43. During the judge’s reasons for dismissing the applications at the beginning of the trial and at the close of the evidence, he took care to identity the available evidence.
44. We are satisfied that the Judge gave clear and appropriate directions in accordance with the principles we have identified upon the central issue concerning Counts 7 and
8. We are also satisfied that there was evidence sufficient to prove guilt on Count
8. The jury were sure that this was a “shoot out”.

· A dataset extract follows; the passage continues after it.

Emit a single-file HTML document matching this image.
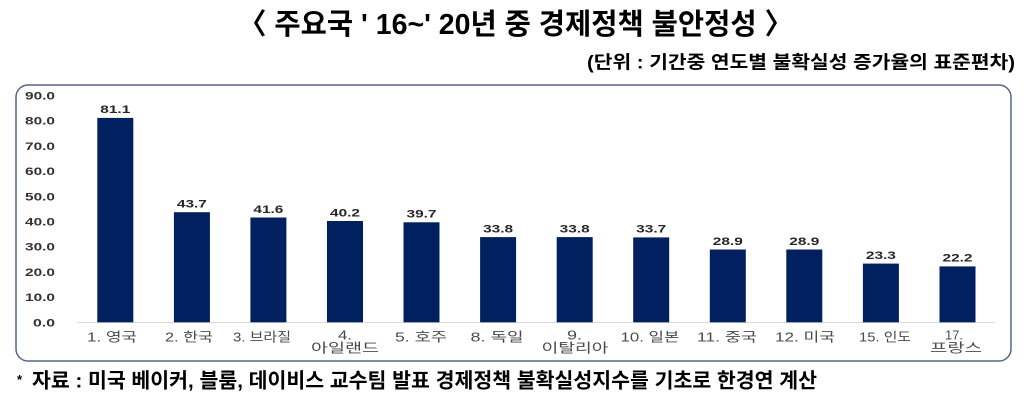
<!DOCTYPE html>
<html>
<head>
<meta charset="utf-8">
<style>
  html, body { margin: 0; padding: 0; background: #ffffff; }
  svg { display: block; }
  .title { font-family: "Liberation Sans", "Noto Sans CJK KR", sans-serif; font-weight: 700; fill: #000; }
  .sub { font-family: "Liberation Sans", "Noto Sans CJK KR", sans-serif; font-weight: 700; fill: #000; }
  .yl { font-family: "Liberation Sans", sans-serif; font-weight: 700; font-size: 11px; fill: #333; }
  .dl { font-family: "Liberation Sans", sans-serif; font-weight: 700; font-size: 11px; fill: #262626; }
  .xl { font-family: "Liberation Sans", "Noto Sans CJK KR", sans-serif; font-weight: 400; font-size: 13px; fill: #4a4a4a; }
  .foot { font-family: "Liberation Sans", "Noto Sans CJK KR", sans-serif; font-weight: 700; fill: #000; }
</style>
</head>
<body>
<svg width="1032" height="400" viewBox="0 0 1032 400" xmlns="http://www.w3.org/2000/svg">
  <rect x="0" y="0" width="1032" height="400" fill="#fff"/>

  <!-- Title -->
  <text class="title" x="238" y="34" font-size="29" textLength="555" lengthAdjust="spacingAndGlyphs">〈 주요국 ' 16~' 20년 중 경제정책 불안정성 〉</text>

  <!-- Subtitle -->
  <text class="sub" x="587" y="68.3" font-size="18" textLength="428" lengthAdjust="spacingAndGlyphs">(단위 : 기간중 연도별 불확실성 증가율의 표준편차)</text>

  <!-- Chart box -->
  <rect x="16" y="85" width="995" height="276" rx="12" ry="12" fill="#fff" stroke="#56678a" stroke-width="1.5"/>

  <!-- Y labels -->
  <g class="yl" text-anchor="end">
    <text x="55" y="326.3" textLength="22" lengthAdjust="spacingAndGlyphs">0.0</text>
    <text x="55" y="301.1" textLength="30" lengthAdjust="spacingAndGlyphs">10.0</text>
    <text x="55" y="275.9" textLength="30" lengthAdjust="spacingAndGlyphs">20.0</text>
    <text x="55" y="250.7" textLength="30" lengthAdjust="spacingAndGlyphs">30.0</text>
    <text x="55" y="225.5" textLength="30" lengthAdjust="spacingAndGlyphs">40.0</text>
    <text x="55" y="200.3" textLength="30" lengthAdjust="spacingAndGlyphs">50.0</text>
    <text x="55" y="175.1" textLength="30" lengthAdjust="spacingAndGlyphs">60.0</text>
    <text x="55" y="149.9" textLength="30" lengthAdjust="spacingAndGlyphs">70.0</text>
    <text x="55" y="124.7" textLength="30" lengthAdjust="spacingAndGlyphs">80.0</text>
    <text x="55" y="99.5" textLength="30" lengthAdjust="spacingAndGlyphs">90.0</text>
  </g>

  <!-- Baseline -->
  <line x1="77" y1="322.5" x2="995" y2="322.5" stroke="#d9d9d9" stroke-width="1"/>

  <!-- Bars -->
  <g fill="#002060">
    <rect x="97.3" y="117.9" width="36" height="204.4"/>
    <rect x="173.9" y="212.2" width="36" height="110.1"/>
    <rect x="250.4" y="217.5" width="36" height="104.8"/>
    <rect x="327.0" y="221.0" width="36" height="101.3"/>
    <rect x="403.5" y="222.3" width="36" height="100.0"/>
    <rect x="480.1" y="237.1" width="36" height="85.2"/>
    <rect x="556.7" y="237.1" width="36" height="85.2"/>
    <rect x="633.2" y="237.4" width="36" height="84.9"/>
    <rect x="709.8" y="249.5" width="36" height="72.8"/>
    <rect x="786.3" y="249.5" width="36" height="72.8"/>
    <rect x="862.9" y="263.6" width="36" height="58.7"/>
    <rect x="939.5" y="266.4" width="36" height="55.9"/>
  </g>

  <!-- Data labels -->
  <g class="dl" text-anchor="middle">
    <text x="115.3" y="113.2" textLength="30" lengthAdjust="spacingAndGlyphs">81.1</text>
    <text x="191.9" y="207.5" textLength="30" lengthAdjust="spacingAndGlyphs">43.7</text>
    <text x="268.4" y="212.8" textLength="30" lengthAdjust="spacingAndGlyphs">41.6</text>
    <text x="345.0" y="216.3" textLength="30" lengthAdjust="spacingAndGlyphs">40.2</text>
    <text x="421.5" y="217.6" textLength="30" lengthAdjust="spacingAndGlyphs">39.7</text>
    <text x="498.1" y="232.4" textLength="30" lengthAdjust="spacingAndGlyphs">33.8</text>
    <text x="574.7" y="232.4" textLength="30" lengthAdjust="spacingAndGlyphs">33.8</text>
    <text x="651.2" y="232.7" textLength="30" lengthAdjust="spacingAndGlyphs">33.7</text>
    <text x="727.8" y="244.8" textLength="30" lengthAdjust="spacingAndGlyphs">28.9</text>
    <text x="804.3" y="244.8" textLength="30" lengthAdjust="spacingAndGlyphs">28.9</text>
    <text x="880.9" y="258.9" textLength="30" lengthAdjust="spacingAndGlyphs">23.3</text>
    <text x="957.5" y="261.7" textLength="30" lengthAdjust="spacingAndGlyphs">22.2</text>
  </g>

  <!-- X labels -->
  <g class="xl" text-anchor="middle">
    <text x="112" y="341.5" textLength="50" lengthAdjust="spacingAndGlyphs">1. 영국</text>
    <text x="189" y="341.5" textLength="48" lengthAdjust="spacingAndGlyphs">2. 한국</text>
    <text x="262" y="341.5" textLength="58" lengthAdjust="spacingAndGlyphs">3. 브라질</text>
    <text x="345" y="339.5" textLength="14" lengthAdjust="spacingAndGlyphs">4.</text>
    <text x="345" y="352.5" textLength="68" lengthAdjust="spacingAndGlyphs">아일랜드</text>
    <text x="421" y="341.5" textLength="52" lengthAdjust="spacingAndGlyphs">5. 호주</text>
    <text x="497" y="341.5" textLength="53" lengthAdjust="spacingAndGlyphs">8. 독일</text>
    <text x="574.5" y="339.5" textLength="15" lengthAdjust="spacingAndGlyphs">9.</text>
    <text x="575" y="352.5" textLength="67" lengthAdjust="spacingAndGlyphs">이탈리아</text>
    <text x="650" y="341.5" textLength="59" lengthAdjust="spacingAndGlyphs">10. 일본</text>
    <text x="727" y="341.5" textLength="60" lengthAdjust="spacingAndGlyphs">11. 중국</text>
    <text x="805" y="341.5" textLength="60" lengthAdjust="spacingAndGlyphs">12. 미국</text>
    <text x="885" y="341.5" textLength="52" lengthAdjust="spacingAndGlyphs">15. 인도</text>
    <text x="954" y="339.5" textLength="18" lengthAdjust="spacingAndGlyphs" font-size="13">17.</text>
    <text x="956" y="352.5" textLength="52" lengthAdjust="spacingAndGlyphs">프랑스</text>
  </g>

  <!-- Footnote -->
  <text class="foot" x="17" y="384" font-size="13">*</text>
  <text class="foot" x="32" y="387.5" font-size="20.5" textLength="785" lengthAdjust="spacingAndGlyphs">자료 : 미국 베이커, 블룸, 데이비스 교수팀 발표 경제정책 불확실성지수를 기초로 한경연 계산</text>
</svg>
</body>
</html>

45. The factual submissions made by Mr Schofield are all relevant matters which the jury will have had well in mind when deciding whether the prosecution had proved its case in regard to the shooting of Mr Pantry. Notwithstanding the persuasive way they are presented, they were nevertheless matters for the jury to consider and they do not lead us to doubt the safety of this conviction. There was a proper evidential basis on which the issue could be left to the jury. The CCTV footage itself was capable of generating the necessary inferences. Two men came together, both armed and ready for a gunfight. Immediately they encountered each other, their conduct showed that. The appellant did not give evidence, and the jury was directed that they could draw an adverse inference from that fact. The jury was then properly directed about what had to be proved if the appellant was to be convicted. Conclusion
46. Accordingly, we are not persuaded that the judge fell into error in relation to his ruling upon the dismissal application, the submission of no case or that the judge was wrong to direct the jury in accordance with the principles identified in R v Gnango as explained and applied by this court in Morgan, Seed, and ARU.
47. We therefore dismiss the appeal.